Playing in the same bright yellow as the national side, FC Romania were established well before Romania joined the EU in 2013 (with Bulgaria, who also lit up the 1994 World Cup and haven't been as good since). Quite how Brexit will affect the club remains unknown: many but not all of the current squad are Romanian, and I would guess that they have applied for leave to remain after the UK leaves the European Union on 31 December, but have no idea if they have been successful, and they will almost certainly find it harder to recruit new players after freedom of movement ends. (I suspect a loophole will be found for Premier League clubs to sign whoever they want, that is unlikely to apply at this level.)

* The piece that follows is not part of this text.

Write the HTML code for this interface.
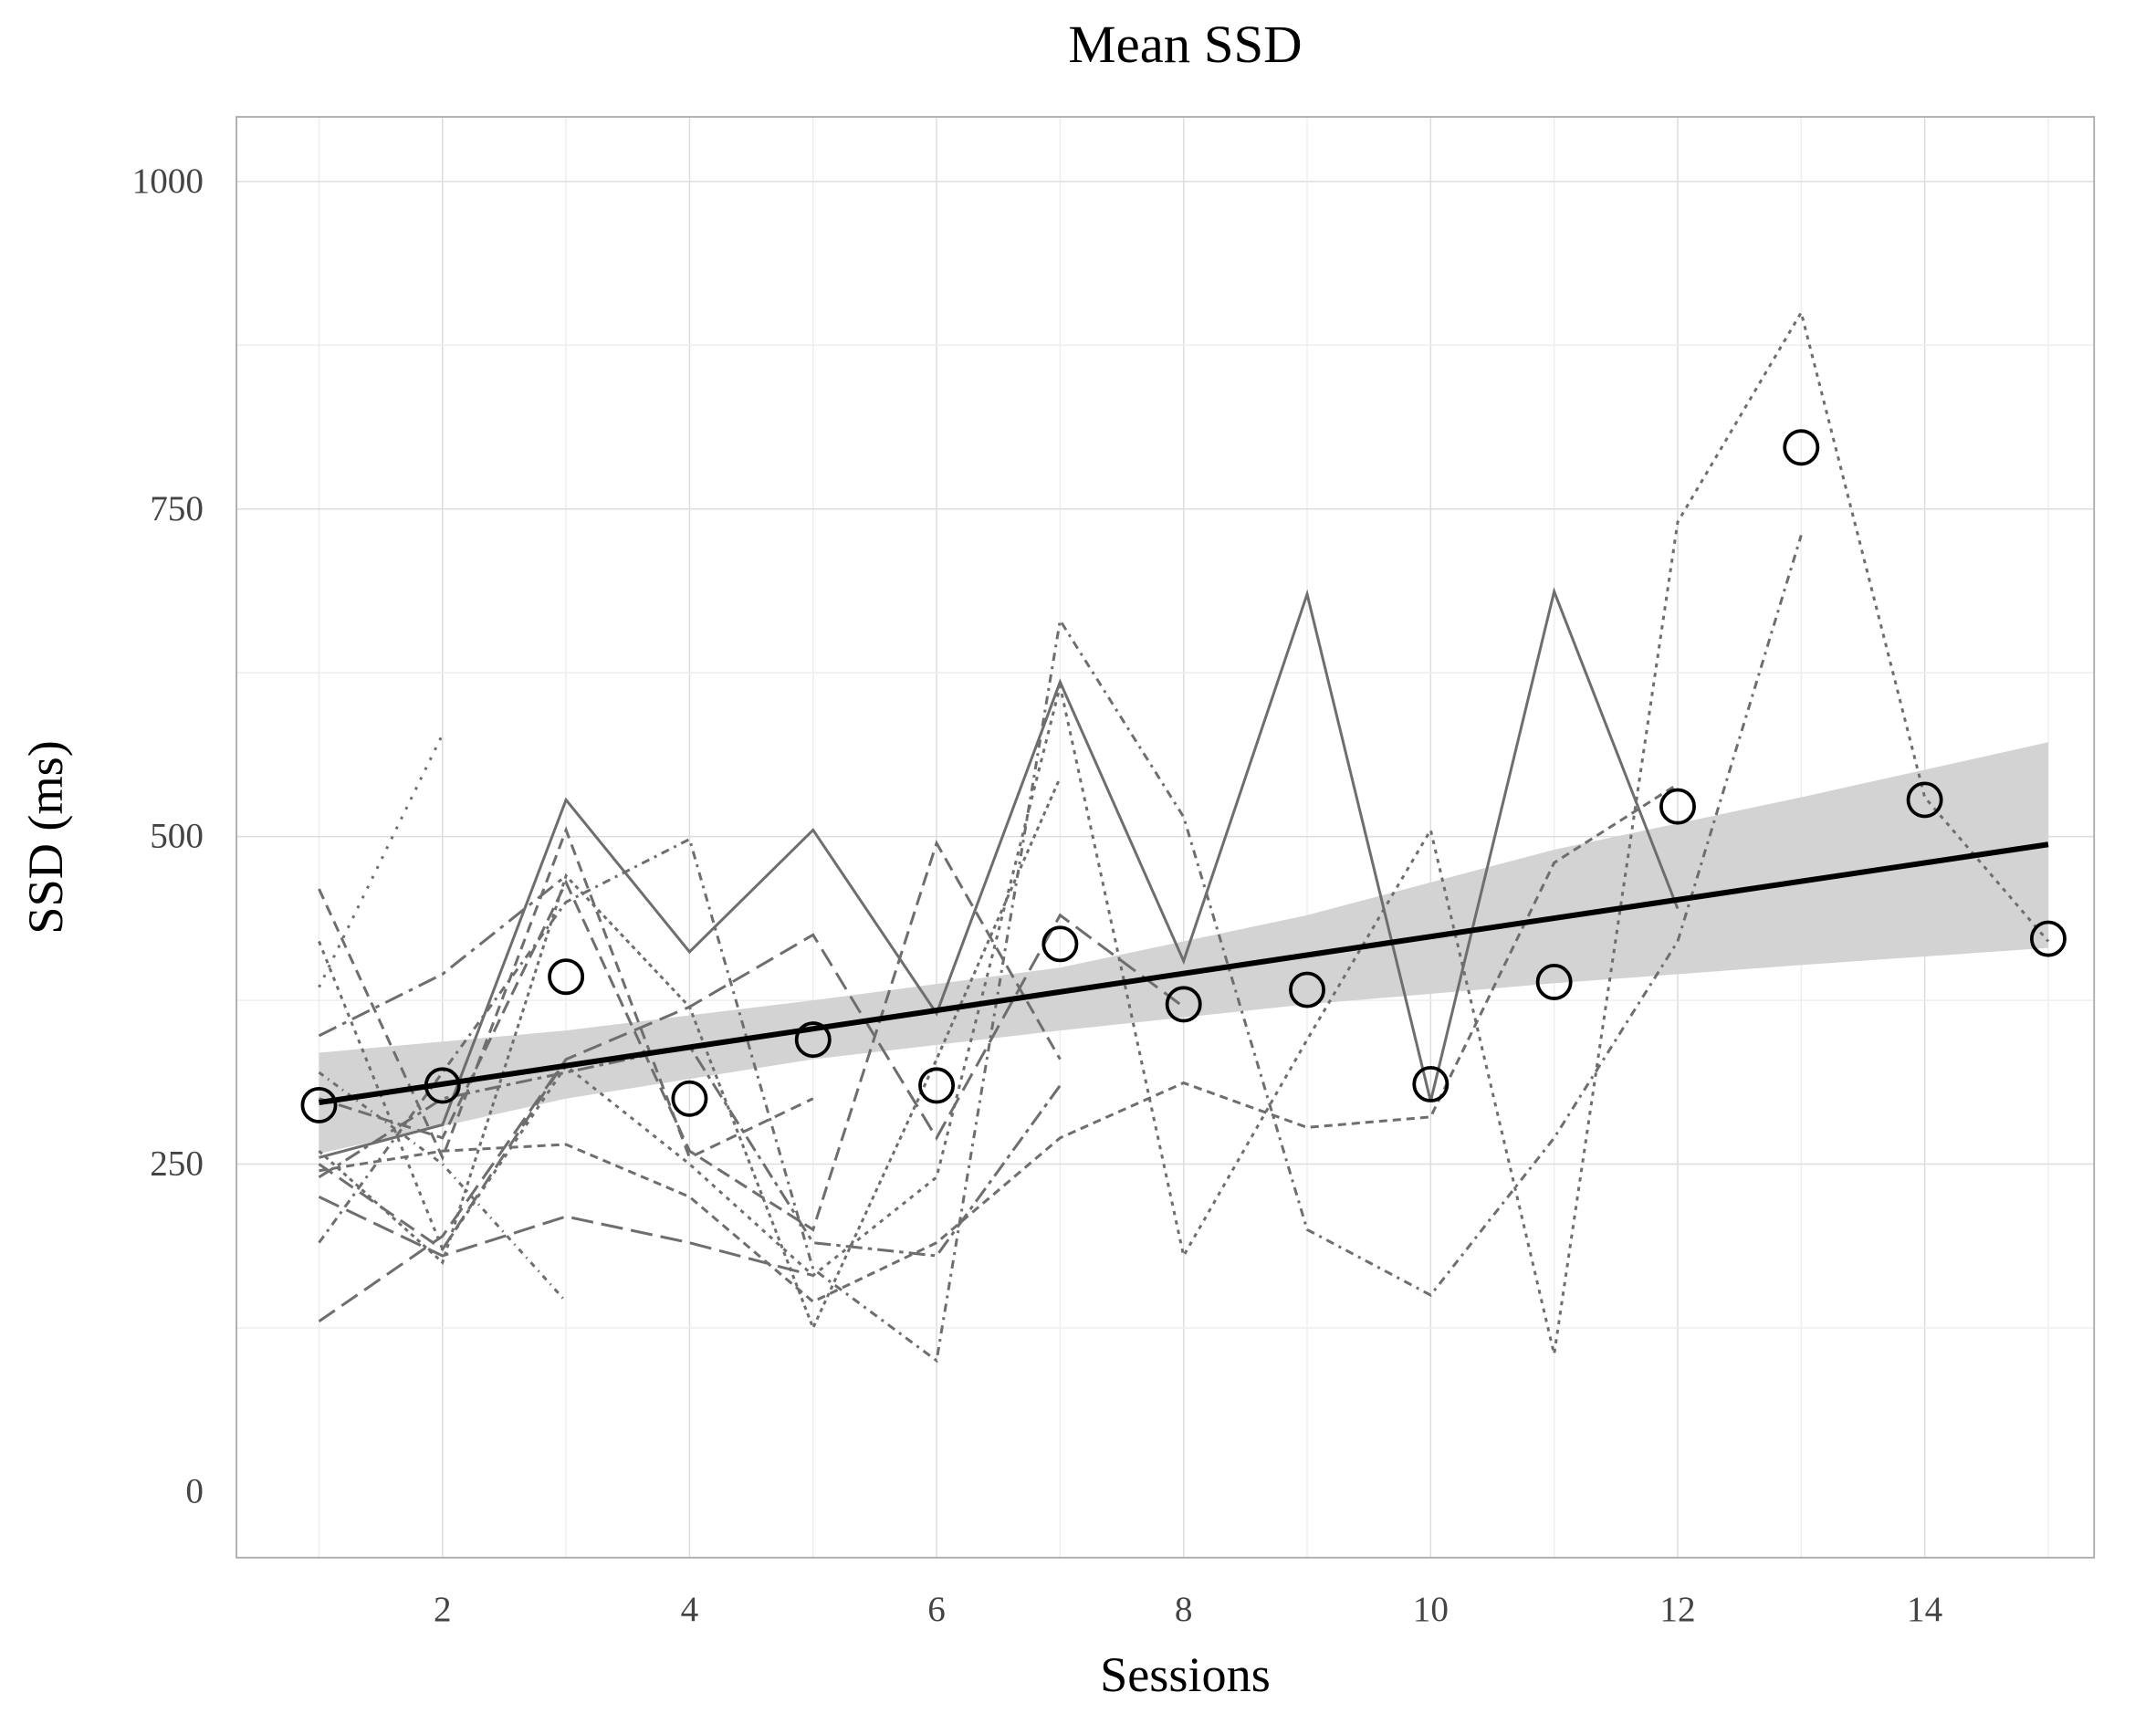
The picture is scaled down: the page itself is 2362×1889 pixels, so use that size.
<!DOCTYPE html>
<html><head><meta charset="utf-8"><style>html,body{margin:0;padding:0;background:#fff}svg{display:block}</style></head>
<body>
<svg id="chart" width="2362" height="1889" viewBox="0 0 1568 1254" xmlns="http://www.w3.org/2000/svg" font-family="'Liberation Serif', serif">
<rect x="0" y="0" width="1568" height="1254" fill="#fff"/>
<g id="grid"></g>
<g id="band"></g>
<g id="subjects"></g>
<g id="trend"></g>
<g id="means"></g>
<rect x="172" y="85" width="1351" height="1048" fill="none" stroke="#aaa" stroke-width="1.2"/>
<g id="axes"></g>
<text x="862" y="45" text-anchor="middle" font-size="39">Mean SSD</text>
<text x="862" y="1230" text-anchor="middle" font-size="36">Sessions</text>
<text transform="translate(45,609) rotate(-90)" text-anchor="middle" font-size="36">SSD (ms)</text>
</svg>
<script>
const xTicks=[2,4,6,8,10,12,14];
const yTicks=[0,250,500,750,1000];
const sessions=[1,2,3,4,5,6,7,8,9,10,11,12,13,14,15];
const meanSSD=[295,310,393,300,345,310,418,372,383,311,389,523,797,528,422];
const trendStart=[1,297];
const trendEnd=[15,494];
const bandX=[1,3,5,7,9,11,13,15];
const bandLow=[258,300,330,352,372,388,402,415];
const bandHigh=[335,352,375,400,440,490,530,572];
const subj1=[255,280,528,412,505,365,618,405,685,298,687,445];
const subj2=[250,185,330,null,null,null,null,null,null,null,null,null];
const subj3=[348,395,470,null,null,null,null,null,null,null,null,null];
const subj4=[460,255,505,255,300,null,null,null,null,null,null,null];
const subj5=[190,320,450,498,170,100,665,515,200,150,270,420,730];
const subj6=[130,195,330,370,425,270,440,370,null,null,null,null,null];
const subj7=[245,260,265,225,145,190,270,312,278,286,480,540];
const subj8=[420,185,325,250,165,240,615,180,345,505,105,740,900,530,420];
const subj9=[225,180,210,190,165,null,null,null,null,null,null,null];
const subj10=[385,578,null,null,null,null,null,null,null,null,null,null];
const subj11=[300,270,465,260,200,495,330,null,null,null,null,null];
const subj12=[240,300,320,340,190,180,310,null,null,null,null,null];
const subj13=[320,250,145,null,null,null,null,null,null,null,null,null];
const subj14=[260,175,470,370,125,330,545,null,null,null,null,null];
const series=[subj1,subj2,subj3,subj4,subj5,subj6,subj7,subj8,subj9,subj10,subj11,subj12,subj13,subj14];
const dashes=["","12,6","14,5,3,5","8,5","6,4,2,4","14,6","6,4","3,4","16,6","2,6","10,5","12,4,3,4","4,4,1,4","3,3"];
const X=v=>232+(v-1)*89.83;
const Y=v=>1085-v*0.953;
const NS="http://www.w3.org/2000/svg";
function mk(t,a,p){const e=document.createElementNS(NS,t);for(const k in a)e.setAttribute(k,a[k]);p.appendChild(e);return e;}
const grid=document.getElementById('grid'),axes=document.getElementById('axes');
for(let v=1;v<=15;v++){const l=mk('line',{x1:X(v),x2:X(v),y1:85,y2:1133,stroke:v%2?'#eee':'#ddd','stroke-width':1},grid);

}
for(let v=125;v<=1000;v+=125){const l=mk('line',{x1:172,x2:1523,y1:Y(v),y2:Y(v),stroke:v%250?'#eee':'#ddd','stroke-width':1},grid);

}
xTicks.forEach(t=>{const e=mk('text',{x:X(t),y:1179,'text-anchor':'middle','font-size':26,fill:'#444'},axes);e.textContent=t;

});
yTicks.forEach(t=>{const e=mk('text',{x:148,y:Y(t)+8,'text-anchor':'end','font-size':26,fill:'#444'},axes);e.textContent=t;

});
let d='';bandX.forEach((x,i)=>d+=(i?'L':'M')+X(x)+','+Y(bandHigh[i]));
for(let i=bandX.length-1;i>=0;i--)d+='L'+X(bandX[i])+','+Y(bandLow[i]);
const b=mk('path',{d:d+'Z',fill:'#d3d3d3'},document.getElementById('band'));


const sg=document.getElementById('subjects');
series.forEach((s,k)=>{let p='',pen=false;s.forEach((v,i)=>{if(v==null){pen=false;return;}p+=(pen?'L':'M')+X(sessions[i])+','+Y(v);pen=true;});
const e=mk('path',{d:p,fill:'none',stroke:'#6e6e6e','stroke-width':2,'stroke-dasharray':dashes[k]},sg);

});
const t=mk('line',{x1:X(trendStart[0]),y1:Y(trendStart[1]),x2:X(trendEnd[0]),y2:Y(trendEnd[1]),stroke:'#000','stroke-width':4},document.getElementById('trend'));


const mg=document.getElementById('means');
meanSSD.forEach((v,i)=>{const c=mk('circle',{cx:X(sessions[i]),cy:Y(v),r:12,fill:'none',stroke:'#000','stroke-width':2.5},mg);

});
</script>
</body></html>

Getting the train through north-east London and then walking through the town, Lillian and I reflected that the area reminded us of our canvassing for Labour in December, when - among other things - we were desperately trying to elect a government that would scrap the hostile environment and preserve that freedom of movement. I read that FC Romania are still looking for a home that feels more like theirs, but have slowly built up a base in part by inviting Cheshunt fans to watch them when the host club are away - there was a crowd of 86 for this match, a vocal away support and a mix of nationalities following the home team. The programme had a list of Romanian phrases that you may hear on the terraces, a lot cleaner that the things that I guessed were yelled at Christoph Daum and his team when I was in Bucharest, and the club's long-serving manager, Ion Vintila, gives FC Romania a sense of constancy and was sat in front of us in the main stand during the second half.

You may have mentioned that here, I've discussed the match at hand in even less detail than usual. Like the Steaua-Dinamo clash in The Second Game, it was quite uneventful until late in the second half, when FC Romania's French defender Jesse Armoo got sent off for a second booking and Tooting & Mitcham United's Jack Rose broke through for a last-gasp winner. This was FC Romania's fourth defeat in a row, picking up from a difficult 2019-20; how easy it is for them to keep going at all amidst England's reactionary nationalist turn is yet to be seen.